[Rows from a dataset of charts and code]
⁂
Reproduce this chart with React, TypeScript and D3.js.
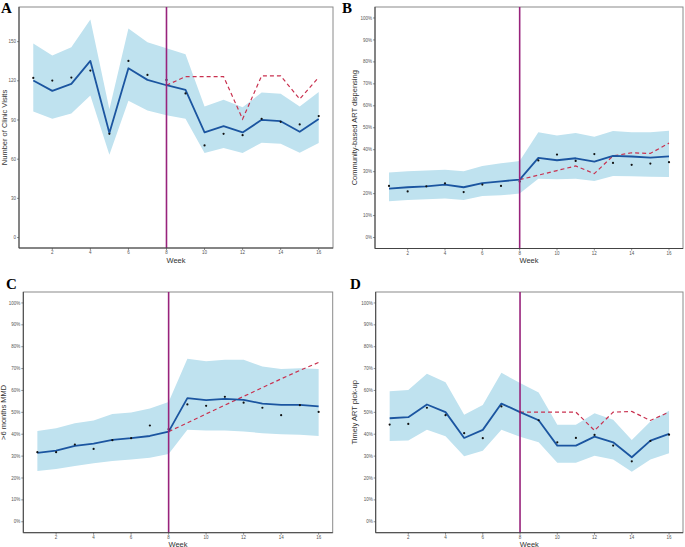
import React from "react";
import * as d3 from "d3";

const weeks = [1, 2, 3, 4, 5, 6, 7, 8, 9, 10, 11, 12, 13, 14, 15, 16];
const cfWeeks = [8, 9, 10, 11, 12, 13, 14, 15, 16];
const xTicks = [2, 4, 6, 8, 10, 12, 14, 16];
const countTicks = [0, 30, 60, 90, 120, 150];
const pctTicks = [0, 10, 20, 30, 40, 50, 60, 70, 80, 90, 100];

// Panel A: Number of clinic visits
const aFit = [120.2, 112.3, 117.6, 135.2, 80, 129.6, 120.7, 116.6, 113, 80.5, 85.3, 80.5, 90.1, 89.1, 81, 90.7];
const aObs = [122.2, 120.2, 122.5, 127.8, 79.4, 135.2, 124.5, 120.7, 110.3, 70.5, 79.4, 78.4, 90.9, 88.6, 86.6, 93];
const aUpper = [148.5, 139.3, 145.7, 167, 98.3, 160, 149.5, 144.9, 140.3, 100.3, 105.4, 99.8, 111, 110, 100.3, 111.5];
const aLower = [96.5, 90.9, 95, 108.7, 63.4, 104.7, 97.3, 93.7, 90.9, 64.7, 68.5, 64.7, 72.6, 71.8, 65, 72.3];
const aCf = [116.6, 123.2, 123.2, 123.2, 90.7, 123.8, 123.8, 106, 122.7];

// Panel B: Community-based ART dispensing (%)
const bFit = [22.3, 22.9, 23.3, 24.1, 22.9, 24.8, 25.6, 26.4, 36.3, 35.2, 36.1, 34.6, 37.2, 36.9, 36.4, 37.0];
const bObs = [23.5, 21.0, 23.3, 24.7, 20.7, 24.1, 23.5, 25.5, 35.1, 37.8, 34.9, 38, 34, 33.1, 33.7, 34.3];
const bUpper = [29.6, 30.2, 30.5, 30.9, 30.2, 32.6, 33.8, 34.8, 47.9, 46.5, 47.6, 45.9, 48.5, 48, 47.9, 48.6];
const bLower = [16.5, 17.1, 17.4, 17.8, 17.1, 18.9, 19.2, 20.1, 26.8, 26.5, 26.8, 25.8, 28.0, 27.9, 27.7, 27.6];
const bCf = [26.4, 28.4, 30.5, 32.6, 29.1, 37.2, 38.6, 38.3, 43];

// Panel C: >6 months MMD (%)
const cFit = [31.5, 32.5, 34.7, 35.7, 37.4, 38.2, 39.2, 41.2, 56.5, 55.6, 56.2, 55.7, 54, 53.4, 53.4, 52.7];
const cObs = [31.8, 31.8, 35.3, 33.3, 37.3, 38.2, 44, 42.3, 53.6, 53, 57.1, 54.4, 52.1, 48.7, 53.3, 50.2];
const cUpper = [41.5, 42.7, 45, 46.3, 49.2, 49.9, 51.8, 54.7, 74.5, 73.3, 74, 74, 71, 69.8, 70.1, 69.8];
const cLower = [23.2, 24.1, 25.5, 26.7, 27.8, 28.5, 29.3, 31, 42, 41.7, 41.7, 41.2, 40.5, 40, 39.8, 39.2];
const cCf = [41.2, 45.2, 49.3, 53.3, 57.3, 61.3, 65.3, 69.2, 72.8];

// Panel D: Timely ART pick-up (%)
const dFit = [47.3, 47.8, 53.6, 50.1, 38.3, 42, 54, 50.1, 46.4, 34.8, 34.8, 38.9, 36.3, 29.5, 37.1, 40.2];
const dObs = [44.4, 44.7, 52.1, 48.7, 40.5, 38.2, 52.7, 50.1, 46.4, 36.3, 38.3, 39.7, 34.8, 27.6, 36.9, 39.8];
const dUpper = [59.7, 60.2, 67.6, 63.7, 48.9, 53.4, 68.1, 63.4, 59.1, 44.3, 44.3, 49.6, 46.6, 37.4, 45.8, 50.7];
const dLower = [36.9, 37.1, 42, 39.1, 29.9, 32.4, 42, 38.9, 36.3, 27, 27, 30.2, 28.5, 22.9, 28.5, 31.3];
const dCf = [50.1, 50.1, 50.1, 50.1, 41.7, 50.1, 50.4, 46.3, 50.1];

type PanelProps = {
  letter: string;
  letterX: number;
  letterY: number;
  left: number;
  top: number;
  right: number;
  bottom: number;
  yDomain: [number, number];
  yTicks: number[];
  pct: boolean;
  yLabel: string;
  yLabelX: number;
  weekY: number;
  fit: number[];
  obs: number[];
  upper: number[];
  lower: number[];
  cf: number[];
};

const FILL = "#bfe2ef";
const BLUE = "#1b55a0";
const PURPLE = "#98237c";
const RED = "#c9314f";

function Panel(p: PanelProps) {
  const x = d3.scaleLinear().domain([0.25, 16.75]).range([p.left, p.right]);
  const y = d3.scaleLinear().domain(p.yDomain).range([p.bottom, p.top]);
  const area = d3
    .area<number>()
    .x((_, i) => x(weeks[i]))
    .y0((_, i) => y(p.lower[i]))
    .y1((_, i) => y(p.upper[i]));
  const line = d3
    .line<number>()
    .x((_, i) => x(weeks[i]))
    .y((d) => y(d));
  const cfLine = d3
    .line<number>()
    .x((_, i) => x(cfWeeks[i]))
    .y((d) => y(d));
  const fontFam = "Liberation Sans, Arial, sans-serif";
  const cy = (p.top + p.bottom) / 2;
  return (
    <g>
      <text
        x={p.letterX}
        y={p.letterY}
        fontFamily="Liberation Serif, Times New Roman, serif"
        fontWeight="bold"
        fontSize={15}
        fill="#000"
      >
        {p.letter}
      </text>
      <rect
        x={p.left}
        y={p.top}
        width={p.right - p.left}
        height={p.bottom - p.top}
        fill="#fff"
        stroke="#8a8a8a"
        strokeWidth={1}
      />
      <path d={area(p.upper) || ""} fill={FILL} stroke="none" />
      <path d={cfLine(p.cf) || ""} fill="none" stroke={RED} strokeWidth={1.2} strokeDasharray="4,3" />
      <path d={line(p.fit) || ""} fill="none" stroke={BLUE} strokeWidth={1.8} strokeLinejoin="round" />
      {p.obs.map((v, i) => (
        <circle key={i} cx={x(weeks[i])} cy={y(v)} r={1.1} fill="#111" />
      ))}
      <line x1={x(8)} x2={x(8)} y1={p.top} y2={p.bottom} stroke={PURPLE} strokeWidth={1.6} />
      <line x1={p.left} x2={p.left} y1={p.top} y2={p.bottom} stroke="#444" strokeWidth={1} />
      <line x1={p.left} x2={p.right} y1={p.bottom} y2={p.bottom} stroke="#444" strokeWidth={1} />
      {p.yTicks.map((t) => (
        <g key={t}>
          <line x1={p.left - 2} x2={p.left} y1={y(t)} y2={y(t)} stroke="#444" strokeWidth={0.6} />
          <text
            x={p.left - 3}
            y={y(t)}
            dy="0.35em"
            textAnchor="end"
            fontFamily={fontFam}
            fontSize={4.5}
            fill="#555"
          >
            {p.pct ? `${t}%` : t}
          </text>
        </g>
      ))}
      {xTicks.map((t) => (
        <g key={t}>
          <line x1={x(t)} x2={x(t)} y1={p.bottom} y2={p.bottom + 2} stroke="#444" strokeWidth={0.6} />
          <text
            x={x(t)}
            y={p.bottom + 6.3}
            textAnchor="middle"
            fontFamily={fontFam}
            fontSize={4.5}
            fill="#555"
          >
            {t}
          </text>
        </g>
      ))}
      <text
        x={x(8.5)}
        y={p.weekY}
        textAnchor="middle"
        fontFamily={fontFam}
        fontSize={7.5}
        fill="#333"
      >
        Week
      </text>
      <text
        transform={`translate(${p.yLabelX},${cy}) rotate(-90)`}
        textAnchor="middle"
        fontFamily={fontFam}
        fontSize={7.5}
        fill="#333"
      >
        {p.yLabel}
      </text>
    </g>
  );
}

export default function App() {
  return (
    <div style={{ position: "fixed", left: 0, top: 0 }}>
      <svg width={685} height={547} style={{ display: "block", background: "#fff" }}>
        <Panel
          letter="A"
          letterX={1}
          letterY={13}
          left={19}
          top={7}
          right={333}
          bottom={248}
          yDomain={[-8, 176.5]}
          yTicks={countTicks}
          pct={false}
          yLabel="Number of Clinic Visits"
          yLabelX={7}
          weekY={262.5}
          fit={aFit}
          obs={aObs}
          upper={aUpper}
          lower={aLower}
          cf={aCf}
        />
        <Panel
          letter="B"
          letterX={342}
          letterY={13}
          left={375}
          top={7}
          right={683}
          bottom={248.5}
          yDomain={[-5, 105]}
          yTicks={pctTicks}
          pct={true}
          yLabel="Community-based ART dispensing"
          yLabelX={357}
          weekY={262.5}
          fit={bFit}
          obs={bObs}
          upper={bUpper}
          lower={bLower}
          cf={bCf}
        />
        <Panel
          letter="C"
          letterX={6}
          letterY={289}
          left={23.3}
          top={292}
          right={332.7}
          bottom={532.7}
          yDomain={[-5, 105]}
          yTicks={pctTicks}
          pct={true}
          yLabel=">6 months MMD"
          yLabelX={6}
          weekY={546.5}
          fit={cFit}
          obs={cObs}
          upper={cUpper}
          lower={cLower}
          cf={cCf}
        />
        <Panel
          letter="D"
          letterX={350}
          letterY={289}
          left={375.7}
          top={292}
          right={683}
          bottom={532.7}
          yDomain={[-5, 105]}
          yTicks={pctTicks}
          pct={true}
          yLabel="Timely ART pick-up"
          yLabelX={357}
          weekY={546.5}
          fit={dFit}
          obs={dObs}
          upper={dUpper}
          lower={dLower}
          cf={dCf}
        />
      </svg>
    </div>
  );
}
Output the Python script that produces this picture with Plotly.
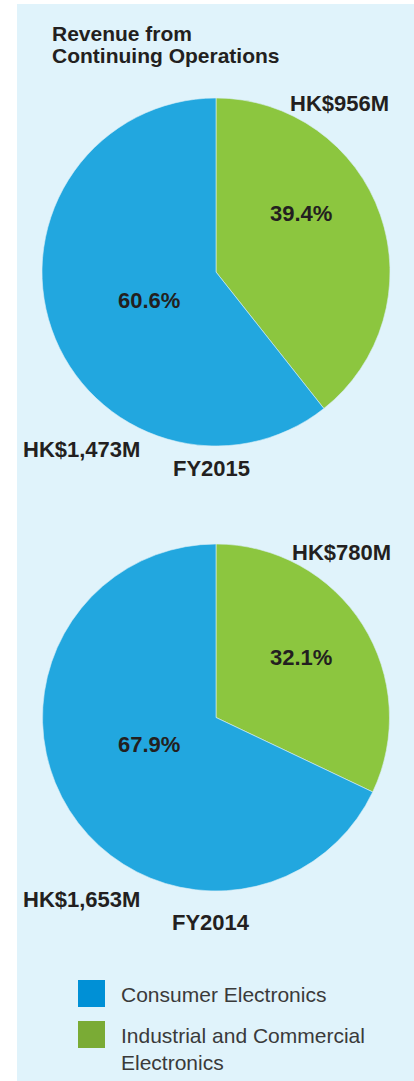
⁂
THE EXERCISE: Copy exactly the lines from the first line of the records above through the line with "80, 90, 100];", both included, and nothing else. Pictures stay out.

WRITTEN RESPONSE:
Reproduce this chart with React, TypeScript and D3.js.
import React from "react";
import * as d3 from "d3";

const weeks = [1, 2, 3, 4, 5, 6, 7, 8, 9, 10, 11, 12, 13, 14, 15, 16];
const cfWeeks = [8, 9, 10, 11, 12, 13, 14, 15, 16];
const xTicks = [2, 4, 6, 8, 10, 12, 14, 16];
const countTicks = [0, 30, 60, 90, 120, 150];
const pctTicks = [0, 10, 20, 30, 40, 50, 60, 70, 80, 90, 100];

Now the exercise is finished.